In this case, that didn’t happen because of strong local institutions committed to representing local people’s needs.
“The Atlantic Forest is probably one of the strongest beacons we have when it comes to forest restoration."
“The Atlantic Forest is probably one of the strongest beacons we have when it comes to forest restoration,” said Will Baldwin-Cantello, director of nature-based solutions at the World Wildlife Foundation.
He’s part of a global project called the Trillion Trees initiative, which mapped all of the forest regrowth since 2000. They found the Atlantic Forest was a bright spot. In two decades, an area the size of the Netherlands has grown back there.
Baldwin-Cantello said both saving old trees and growing new ones is essential for slowing down global temperature rise.
“Deforestation itself is around 10% of global emissions. That’s a must-win prize,” he said. “We don’t just have to think about reducing the losses of forests, we can also think about allowing them to bounce back and provide that positive vision.”
Despite decades of progress in forest restoration, what’s left of the original Atlantic Forest remains threatened. Now, 70% of Brazil’s population lives in the historic footprint of the Atlantic Forest.

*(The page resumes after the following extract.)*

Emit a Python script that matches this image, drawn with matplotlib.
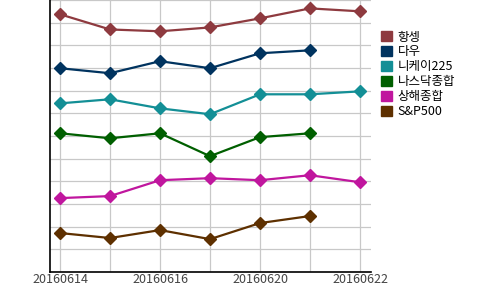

“When you see the Christ statue in Rio de Janeiro, that’s in the Atlantic rainforest,” said Mariana Oliveira, a forest expert with the World Resources Institute in São Paulo. “The biggest cities in Brazil are located in the Atlantic rainforest.”
The researchers at IPÊ and the World Resources Institute are just two of many organizations that make up the Atlantic Forest Pact, a collection of groups aiming to restore an area of the forest the size of Georgia by 2050.
Oliveira said Brazil is a world leader in landscape restoration, but it also tops the charts for forest loss. And unfortunately, regrowing forests doesn’t make up for deforestation.
“A newer forest won’t have the same biodiversity or carbon benefits,” she said. “It will take time to have those benefits again.”
It’s a juggle, she said, regrow what you can — and protect what’s left.